Jezus had een enige band met zijn hemelse Vader en vond de wet van God vanzelfsprekend en waardevol. Dus heeft hij ook kritiek op bepaalde vormen van godsdienstbeleving, op vormen van misgroei die in alle tijden en alle godsdiensten voorkomen. Jezus brengt alles terug tot de kern, tot de vraag waarom het gaat in het leven. Hij weet wat voor God belangrijk is en wat voor de mens onmisbaar is. Hij weet dat je met het vroomste gezicht en met de beste bedoelingen tegen God kunt ingaan, wanneer je namelijk het welzijn van de mensen niet respecteert. Mensenregels en godsdienstpraktijken, hoe goed bedoeld ook, mogen nooit ingaan tegen de fundamentele eisen van de tien geboden of tegen de liefde, het eerste en grootste gebod.
Mensen, ook godsdienstige mensen, kunnen bijkomstigheden soms boven alles stellen.
Jezus zelf vertelt er een sterk staaltje van. ‘Mozes heeft geleerd’, zo zegt hij: ‘Eert uw vader en moeder. En wie zijn ouders vervloekt, moet ter dood worden gebracht’. Hij zei dat omdat ouders op hun oude dag van hun kinderen afhankelijk zijn. ‘Maar jullie staan toe dat mensen hun geld en goed als offergave aan de tempel wijden, om zo te voorkomen dat zij iets voor hun vader en moeder moeten doen. Die worden dus aan hun lot overgelaten. Je gebruikt de overlevering, een bouwsel van ménsen, om je aan het woord van God te onttrekken. En dat is nog maar één voorbeeld!’ Heel het hekwerk dat de vromen hebben opgetrokken om de fundamentele eisen van Gods wet te beschermen, kan juist verhinderen dat je de diepe religieuze en menselijke kern uit het oog verliest.

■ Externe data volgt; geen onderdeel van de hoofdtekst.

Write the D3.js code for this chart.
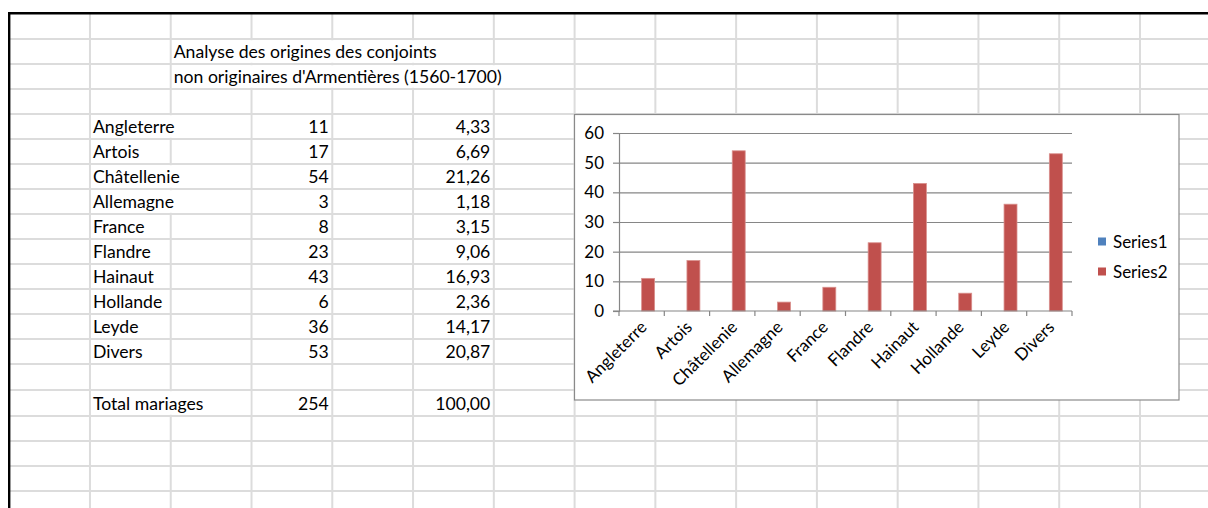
<!DOCTYPE html>
<html><head><meta charset="utf-8">
<script src="https://cdn.jsdelivr.net/npm/d3@7"></script>
<style>body{margin:0;background:#fff;} svg{display:block}</style>
</head><body><svg id="c" width="1208" height="508"></svg>
<script>
// ---- data ----
const categories = ["Angleterre","Artois","Châtellenie","Allemagne","France","Flandre","Hainaut","Hollande","Leyde","Divers"];
const counts = [11,17,54,3,8,23,43,6,36,53];
const percents = ["4,33","6,69","21,26","1,18","3,15","9,06","16,93","2,36","14,17","20,87"];
const titleLines = ["Analyse des origines des conjoints","non originaires d'Armentières (1560-1700)"];
const totalLabel = "Total mariages";
const totalCount = "254";
const totalPercent = "100,00";
const seriesNames = ["Series1","Series2"];
const series1 = [null,null,null,null,null,null,null,null,null,null];
const series2 = [11,17,54,3,8,23,43,6,36,53];
const yTicks = [0,10,20,30,40,50,60];
const seriesColors = ["#4F81BD","#C0504D"];

// ---- layout ----
const svg = d3.select("#c");
const FONT = "Lato, 'Noto Sans', sans-serif";
const colEdge = k => 9.2 + 80.77*k;
const rowEdges = [];
for (let r=0;r<=14;r++) rowEdges.push(14+25*r);
rowEdges.push(390,416,441,466,491,516);

// font size fitting (match reference text width)
const probe = svg.append("text").attr("font-family",FONT).attr("font-size",18).text(titleLines[1]);
const pw = probe.node().getComputedTextLength();
probe.remove();
const sheetFS = 18*328/pw;
const chartFS = sheetFS*16.67/18.33*1.06;

// grid
const grid = svg.append("g");
for (let k=1;k<=14;k++){
  grid.append("line").attr("x1",colEdge(k)).attr("x2",colEdge(k)).attr("y1",14).attr("y2",508)
    .attr("stroke","#dcdcdc").attr("stroke-width",2);
}
rowEdges.slice(1).forEach(y=>{
  grid.append("line").attr("x1",10).attr("x2",1208).attr("y1",y).attr("y2",y)
    .attr("stroke","#dcdcdc").attr("stroke-width",2);
});
// black frame
svg.append("line").attr("x1",8).attr("x2",1208).attr("y1",13.2).attr("y2",13.2).attr("stroke","#000").attr("stroke-width",2.4);
svg.append("line").attr("x1",9.2).attr("x2",9.2).attr("y1",12).attr("y2",508).attr("stroke","#000").attr("stroke-width",2.4);

const cover = svg.append("g");
const texts = svg.append("g").attr("font-family",FONT).attr("font-size",sheetFS).attr("fill","#000");
function cell(row,col,txt,align){
  const right = align==="right";
  const x = right ? colEdge(col+1)-3.5 : colEdge(col)+3;
  const t = texts.append("text").attr("x",x).attr("y",rowEdges[row+1]-6)
    .attr("text-anchor",right?"end":"start").text(txt);
  if(!right){
    const end = x + t.node().getComputedTextLength();
    let j = col+1;
    while(colEdge(j) < end) j++;
    if (j > col+1){
      cover.append("rect").attr("x",colEdge(col)+1.2).attr("width",colEdge(j)-colEdge(col)-2.4)
        .attr("y",rowEdges[row]+1.2).attr("height",rowEdges[row+1]-rowEdges[row]-2.4).attr("fill","#fff");
    }
  }
}
cell(1,2,titleLines[0],"left");
cell(2,2,titleLines[1],"left");
categories.forEach((c,i)=>{
  cell(4+i,1,c,"left");
  cell(4+i,3,String(counts[i]),"right");
  cell(4+i,5,percents[i],"right");
});
cell(15,1,totalLabel,"left");
cell(15,3,totalCount,"right");
cell(15,5,totalPercent,"right");

// ---- chart ----
const ch = svg.append("g").attr("font-family",FONT).attr("font-size",chartFS);
ch.append("rect").attr("x",574.5).attr("y",114.5).attr("width",604.5).attr("height",285.5)
  .attr("fill","#fff").attr("stroke","#8a8a8a").attr("stroke-width",1.2);

const X0=619, X1=1072, Y0=311, Y1=133;
const y = d3.scaleLinear().domain([0,60]).range([Y0,Y1]);
const xb = d3.scaleBand().domain(categories).range([X0,X1]);
const x = d3.scaleBand().domain(categories).range([X0,X1]).paddingInner(3/7).paddingOuter(3/14);
const xs = d3.scaleBand().domain(seriesNames).range([0,x.bandwidth()]);

// gridlines
ch.append("g").attr("transform",`translate(${X0},0)`)
  .call(d3.axisLeft(y).tickValues(yTicks.slice(1)).tickSize(-(X1-X0)).tickFormat(""))
  .call(g=>{g.select(".domain").remove(); g.selectAll("line").attr("stroke","#868686").attr("stroke-width",1.2);});

// bars
const allSeries = [series1, series2];
allSeries.forEach((vals,si)=>{
  ch.append("g").selectAll("rect").data(categories.map((c,i)=>({c,v:vals[i]})).filter(d=>d.v!=null))
    .join("rect")
    .attr("x",d=>x(d.c)+xs(seriesNames[si]))
    .attr("width",xs.bandwidth())
    .attr("y",d=>y(d.v))
    .attr("height",d=>Y0-y(d.v))
    .attr("fill",seriesColors[si])
    .attr("stroke","#d98f8c").attr("stroke-width",0.8);
});

// y axis
ch.append("g").attr("transform",`translate(${X0},0)`)
  .call(d3.axisLeft(y).tickValues(yTicks).tickSize(6).tickPadding(9))
  .call(g=>{
    g.attr("font-family",FONT).attr("font-size",chartFS);
    g.select(".domain").attr("stroke","#868686").attr("stroke-width",1.2);
    g.selectAll("line").attr("stroke","#868686").attr("stroke-width",1.2);
    g.selectAll("text").attr("fill","#000");
  });

// x axis
ch.append("line").attr("x1",X0-6).attr("x2",X1).attr("y1",Y0).attr("y2",Y0).attr("stroke","#868686").attr("stroke-width",1.2);
const bounds = categories.map(c=>xb(c)).concat([X1]);
ch.append("g").selectAll("line").data(bounds).join("line")
  .attr("x1",d=>d).attr("x2",d=>d).attr("y1",Y0).attr("y2",Y0+5)
  .attr("stroke","#868686").attr("stroke-width",1.2);
ch.append("g").selectAll("text").data(categories).join("text")
  .attr("transform",c=>`translate(${xb(c)+xb.bandwidth()/2+2},${Y0+13}) rotate(-45)`)
  .attr("text-anchor","end").attr("dy","0.35em").attr("fill","#000").text(c=>c);

// legend
const lg = ch.append("g");
seriesNames.forEach((s,i)=>{
  lg.append("rect").attr("x",1098).attr("y",237.5+30*i).attr("width",8).attr("height",8).attr("fill",seriesColors[i]);
  lg.append("text").attr("x",1113).attr("y",242+30*i).attr("dy","0.35em").attr("fill","#000").text(s);
});
</script>
</body></html>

Dat proberen mensen vaak te doen, zelfs in onze kerk: Je houden aan bepaalde regels door mensen opgesteld, om tegelijkertijd de fundamentele geboden van God te laten vallen. Jezus noemt dát onreinheid. Dat is onreinheid die van binnenuit komt. En dat is veel erger dan het overtreden van bepaalde regels die door mensen zijn opgesteld. Jezus heeft alleen oog voor de hoofdzaak, of liever de zaak van het hárt, zoals hij dat noemt. In het joodse denken is het hart namelijk de bron van elke morele beslissing, het geweten, de geest die ons bezielt. Daarop komt het aan. Uit het hart komt alle slechtheid. Jezus noemt van alles op, allerlei lelijke dingen die uit mensen kunnen voortkomen. Had hij dan een pessimistische kijk op mensen? Nee, Jezus ziet altijd nieuwe mogelijkheden, nieuwe kansen voor mensen. Uit datzelfde hart komen ook alle goede dingen: goede gedachten, medelijden, verdraagzaamheid, trouw, oprechtheid, rechtvaardigheid en vergevingsgezindheid.

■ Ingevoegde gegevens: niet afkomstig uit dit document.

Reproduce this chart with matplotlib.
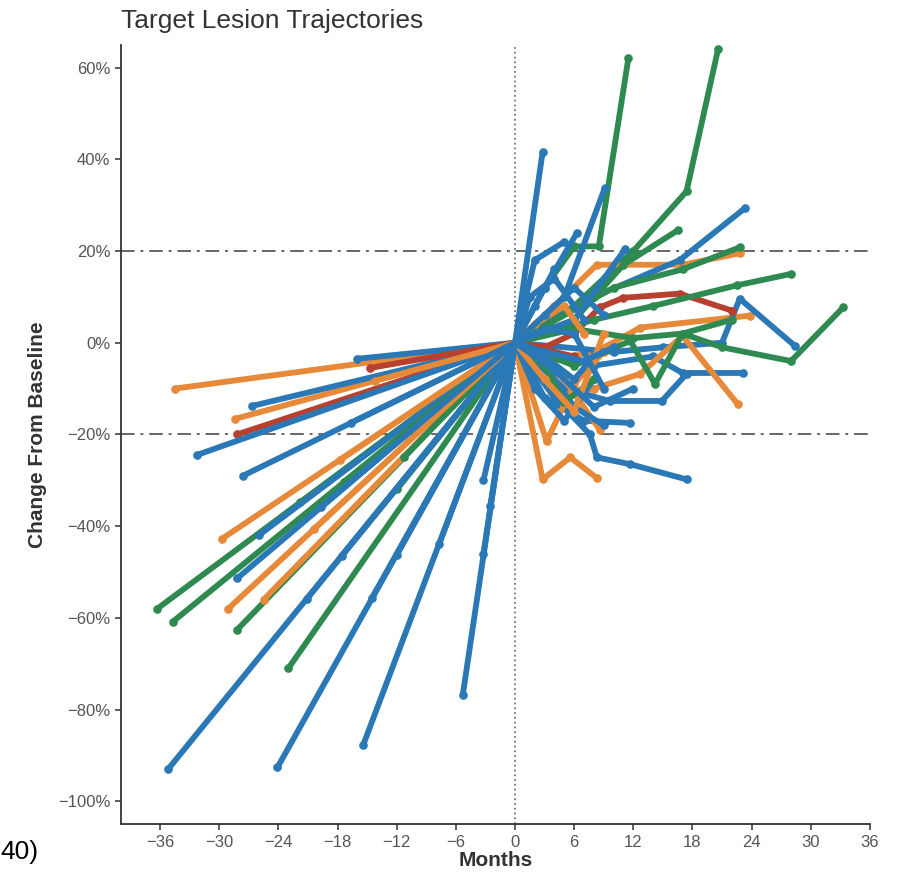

Uit het hart komt vredelievendheid, de wil om vijandschap af te bouwen, kleine stappen te zetten die kloven kunnen overbruggen.
Uit het hart komt ook barmhartigheid. We hebben een hart dat zacht kan worden, dat kan overvloeien, dat gespitst kan raken op daden die een ander verrassen, dat zich kan indenken in de ander, dat sterk betrokken kan blijven bij een ander, ook al ligt er een grote afstand tussen ons.

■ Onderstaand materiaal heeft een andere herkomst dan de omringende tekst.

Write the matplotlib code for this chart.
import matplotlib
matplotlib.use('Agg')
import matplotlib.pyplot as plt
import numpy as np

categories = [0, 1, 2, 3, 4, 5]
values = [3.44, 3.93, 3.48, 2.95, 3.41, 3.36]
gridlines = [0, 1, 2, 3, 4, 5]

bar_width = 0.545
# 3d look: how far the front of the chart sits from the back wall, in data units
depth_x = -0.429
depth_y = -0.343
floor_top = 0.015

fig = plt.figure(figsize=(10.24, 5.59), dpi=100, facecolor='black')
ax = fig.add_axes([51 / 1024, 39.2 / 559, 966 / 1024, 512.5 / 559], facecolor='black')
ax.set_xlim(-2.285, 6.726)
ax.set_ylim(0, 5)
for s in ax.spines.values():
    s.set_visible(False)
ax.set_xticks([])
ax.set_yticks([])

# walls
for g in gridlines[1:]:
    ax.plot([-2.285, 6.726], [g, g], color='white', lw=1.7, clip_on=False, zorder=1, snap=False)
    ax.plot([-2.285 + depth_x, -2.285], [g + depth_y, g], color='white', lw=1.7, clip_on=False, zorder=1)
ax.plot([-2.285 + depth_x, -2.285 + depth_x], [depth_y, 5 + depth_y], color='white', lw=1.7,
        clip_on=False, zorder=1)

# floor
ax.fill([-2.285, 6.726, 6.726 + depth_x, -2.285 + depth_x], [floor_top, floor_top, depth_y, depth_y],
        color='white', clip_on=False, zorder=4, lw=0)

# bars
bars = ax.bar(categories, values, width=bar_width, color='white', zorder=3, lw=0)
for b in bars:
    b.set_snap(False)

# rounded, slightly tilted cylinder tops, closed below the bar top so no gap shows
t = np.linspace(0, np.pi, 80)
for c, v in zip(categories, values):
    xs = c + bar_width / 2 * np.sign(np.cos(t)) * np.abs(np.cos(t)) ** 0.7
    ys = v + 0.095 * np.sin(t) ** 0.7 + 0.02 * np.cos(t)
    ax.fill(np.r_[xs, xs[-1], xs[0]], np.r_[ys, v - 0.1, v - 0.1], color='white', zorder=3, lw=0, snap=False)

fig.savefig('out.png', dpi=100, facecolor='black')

Uit het hart kan een sfeer van hartelijkheid komen, spontane liefde, de neiging om in anderen het goede te zien.
Uit het hart kunnen honderden slechte dingen voortkomen, maar even zoveel goede dingen.
Wij zeggen wel eens: die jongen of dat meisje kan wel lastig zijn, maar hij of zij heeft het hart op de juiste plaats of een hart van goud. Dat is een mooi compliment. Daarmee bedoelen we niet dat de hartkleppen goed functioneren, maar dat iemands inborst, zijn binnenste, zijn diepste kern deugt, dat er goede dingen uit zijn of haar hart komen.
Wij mensen, hoe godsdienstig ook, zullen altijd wel vuile handen blijven houden. Maar wat werkelijk telt is de vraag of we een hart hebben dat zuiver is, dat de grondtrekken heeft van Gods hart, dat kan overlopen voor anderen. Moge het zo zijn.